[Start of COLLECTED DATA]

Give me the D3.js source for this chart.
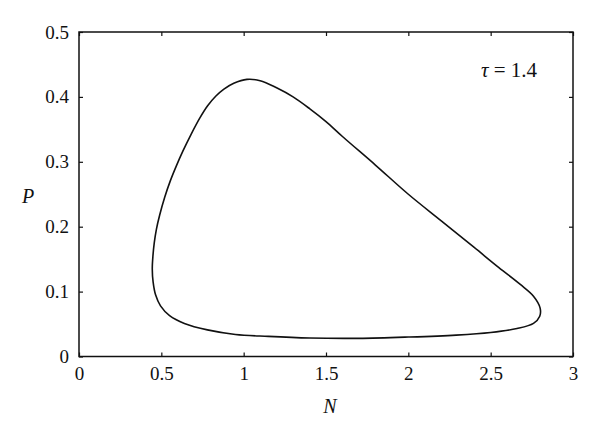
<!doctype html>
<html>
<head>
    <style>
        body { margin: 0; background: #fff; }
        text { font-family: "Liberation Serif", "DejaVu Serif", serif; fill: #111; }
    </style>
    <script src="https://d3js.org/d3.v7.min.js"></script>
</head>
<body>
<svg width="600" height="441"></svg>
<script>

    // limit cycle (N, P), going clockwise from the left edge
    var cycleN = [0.445, 0.449, 0.457, 0.470, 0.490, 0.520, 0.555, 0.590, 0.630, 0.680, 0.735, 0.780, 0.830, 0.880, 0.940, 1.02, 1.10, 1.20, 1.30, 1.40, 1.50, 1.60, 1.80, 2.00, 2.20, 2.40, 2.55, 2.68, 2.76, 2.80, 2.798, 2.76, 2.66, 2.50, 2.29, 2.00, 1.70, 1.40, 1.15, 0.95, 0.78, 0.64, 0.55, 0.495, 0.465, 0.450];
    var cycleP = [0.135, 0.155, 0.175, 0.196, 0.218, 0.245, 0.271, 0.293, 0.316, 0.342, 0.368, 0.386, 0.401, 0.412, 0.421, 0.427, 0.425, 0.414, 0.400, 0.382, 0.362, 0.339, 0.295, 0.250, 0.209, 0.168, 0.137, 0.111, 0.093, 0.075, 0.062, 0.051, 0.043, 0.037, 0.033, 0.030, 0.028, 0.0285, 0.031, 0.034, 0.041, 0.051, 0.063, 0.078, 0.095, 0.115];
    var xTicks = [0, 0.5, 1, 1.5, 2, 2.5, 3];
    var yTicks = [0, 0.1, 0.2, 0.3, 0.4, 0.5];

    var svg = d3.select("svg");
    var plotL = 79, plotR = 573, plotT = 32, plotB = 356.5;

    var x = d3.scaleLinear().domain([0, 3]).range([plotL, plotR]),
        y = d3.scaleLinear().domain([0, 0.5]).range([plotB, plotT]);

    var fmt = function(d) { return d === 0 ? "0" : String(d); };

    // ticks on all four sides, pointing inward
    svg.append("g")
       .attr("transform", "translate(0," + plotB + ")")
       .call(d3.axisBottom(x).tickValues(xTicks).tickSize(-4).tickPadding(10).tickFormat(fmt))
       .call(function(g) { g.select(".domain").remove(); });
    svg.append("g")
       .attr("transform", "translate(0," + plotT + ")")
       .call(d3.axisTop(x).tickValues(xTicks).tickSize(-4).tickFormat(""))
       .call(function(g) { g.select(".domain").remove(); });
    svg.append("g")
       .attr("transform", "translate(" + plotL + ",0)")
       .call(d3.axisLeft(y).tickValues(yTicks).tickSize(-4).tickPadding(10).tickFormat(fmt))
       .call(function(g) { g.select(".domain").remove(); });
    svg.append("g")
       .attr("transform", "translate(" + plotR + ",0)")
       .call(d3.axisRight(y).tickValues(yTicks).tickSize(-4).tickFormat(""))
       .call(function(g) { g.select(".domain").remove(); });

    svg.selectAll(".tick line").attr("stroke", "#111").attr("stroke-width", 1.2);
    svg.selectAll(".tick text")
       .style("font-family", "'Liberation Serif', 'DejaVu Serif', serif")
       .style("font-size", "19px")
       .attr("fill", "#111");

    svg.append("rect")
       .attr("x", plotL).attr("y", plotT)
       .attr("width", plotR - plotL).attr("height", plotB - plotT)
       .attr("fill", "none").attr("stroke", "#111").attr("stroke-width", 1.5);

    var pts = cycleN.map(function(n, i) { return [n, cycleP[i]]; });
    var line = d3.line()
        .x(function(d) { return x(d[0]); })
        .y(function(d) { return y(d[1]); })
        .curve(d3.curveCatmullRomClosed.alpha(0.5));

    svg.append("path")
       .datum(pts)
       .attr("d", line)
       .attr("fill", "none")
       .attr("stroke", "#111")
       .attr("stroke-width", 1.6);

    svg.append("text")
       .attr("x", 330).attr("y", 413)
       .attr("text-anchor", "middle")
       .attr("font-size", "20px")
       .attr("font-style", "italic")
       .text("N");

    svg.append("text")
       .attr("x", 28).attr("y", 203)
       .attr("text-anchor", "middle")
       .attr("font-size", "20px")
       .attr("font-style", "italic")
       .text("P");

    var tau = svg.append("text")
       .attr("x", 481).attr("y", 77)
       .attr("font-size", "21px");
    tau.append("tspan").attr("font-style", "italic").text("τ");
    tau.append("tspan").text(" = 1.4");

</script>
</body>
</html>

[End of COLLECTED DATA]

▶ [SET EXERCISE] Your task is an exact transcription of all the data, minus the pictures.

▶ [OUTPUT]
Give me the D3.js source for this chart.
<!doctype html>
<html>
<head>
    <style>
        body { margin: 0; background: #fff; }
        text { font-family: "Liberation Serif", "DejaVu Serif", serif; fill: #111; }
    </style>
    <script src="https://d3js.org/d3.v7.min.js"></script>
</head>
<body>
<svg width="600" height="441"></svg>
<script>

    // limit cycle (N, P), going clockwise from the left edge
    var cycleN = [0.445, 0.449, 0.457, 0.470, 0.490, 0.520, 0.555, 0.590, 0.630, 0.680, 0.735, 0.780, 0.830, 0.880, 0.940, 1.02, 1.10, 1.20, 1.30, 1.40, 1.50, 1.60, 1.80, 2.00, 2.20, 2.40, 2.55, 2.68, 2.76, 2.80, 2.798, 2.76, 2.66, 2.50, 2.29, 2.00, 1.70, 1.40, 1.15, 0.95, 0.78, 0.64, 0.55, 0.495, 0.465, 0.450];
    var cycleP = [0.135, 0.155, 0.175, 0.196, 0.218, 0.245, 0.271, 0.293, 0.316, 0.342, 0.368, 0.386, 0.401, 0.412, 0.421, 0.427, 0.425, 0.414, 0.400, 0.382, 0.362, 0.339, 0.295, 0.250, 0.209, 0.168, 0.137, 0.111, 0.093, 0.075, 0.062, 0.051, 0.043, 0.037, 0.033, 0.030, 0.028, 0.0285, 0.031, 0.034, 0.041, 0.051, 0.063, 0.078, 0.095, 0.115];
    var xTicks = [0, 0.5, 1, 1.5, 2, 2.5, 3];
    var yTicks = [0, 0.1, 0.2, 0.3, 0.4, 0.5];

    var svg = d3.select("svg");
    var plotL = 79, plotR = 573, plotT = 32, plotB = 356.5;

    var x = d3.scaleLinear().domain([0, 3]).range([plotL, plotR]),
        y = d3.scaleLinear().domain([0, 0.5]).range([plotB, plotT]);

    var fmt = function(d) { return d === 0 ? "0" : String(d); };

    // ticks on all four sides, pointing inward
    svg.append("g")
       .attr("transform", "translate(0," + plotB + ")")
       .call(d3.axisBottom(x).tickValues(xTicks).tickSize(-4).tickPadding(10).tickFormat(fmt))
       .call(function(g) { g.select(".domain").remove(); });
    svg.append("g")
       .attr("transform", "translate(0," + plotT + ")")
       .call(d3.axisTop(x).tickValues(xTicks).tickSize(-4).tickFormat(""))
       .call(function(g) { g.select(".domain").remove(); });
    svg.append("g")
       .attr("transform", "translate(" + plotL + ",0)")
       .call(d3.axisLeft(y).tickValues(yTicks).tickSize(-4).tickPadding(10).tickFormat(fmt))
       .call(function(g) { g.select(".domain").remove(); });
    svg.append("g")
       .attr("transform", "translate(" + plotR + ",0)")
       .call(d3.axisRight(y).tickValues(yTicks).tickSize(-4).tickFormat(""))
       .call(function(g) { g.select(".domain").remove(); });

    svg.selectAll(".tick line").attr("stroke", "#111").attr("stroke-width", 1.2);
    svg.selectAll(".tick text")
       .style("font-family", "'Liberation Serif', 'DejaVu Serif', serif")
       .style("font-size", "19px")
       .attr("fill", "#111");

    svg.append("rect")
       .attr("x", plotL).attr("y", plotT)
       .attr("width", plotR - plotL).attr("height", plotB - plotT)
       .attr("fill", "none").attr("stroke", "#111").attr("stroke-width", 1.5);

    var pts = cycleN.map(function(n, i) { return [n, cycleP[i]]; });
    var line = d3.line()
        .x(function(d) { return x(d[0]); })
        .y(function(d) { return y(d[1]); })
        .curve(d3.curveCatmullRomClosed.alpha(0.5));

    svg.append("path")
       .datum(pts)
       .attr("d", line)
       .attr("fill", "none")
       .attr("stroke", "#111")
       .attr("stroke-width", 1.6);

    svg.append("text")
       .attr("x", 330).attr("y", 413)
       .attr("text-anchor", "middle")
       .attr("font-size", "20px")
       .attr("font-style", "italic")
       .text("N");

    svg.append("text")
       .attr("x", 28).attr("y", 203)
       .attr("text-anchor", "middle")
       .attr("font-size", "20px")
       .attr("font-style", "italic")
       .text("P");

    var tau = svg.append("text")
       .attr("x", 481).attr("y", 77)
       .attr("font-size", "21px");
    tau.append("tspan").attr("font-style", "italic").text("τ");
    tau.append("tspan").text(" = 1.4");

</script>
</body>
</html>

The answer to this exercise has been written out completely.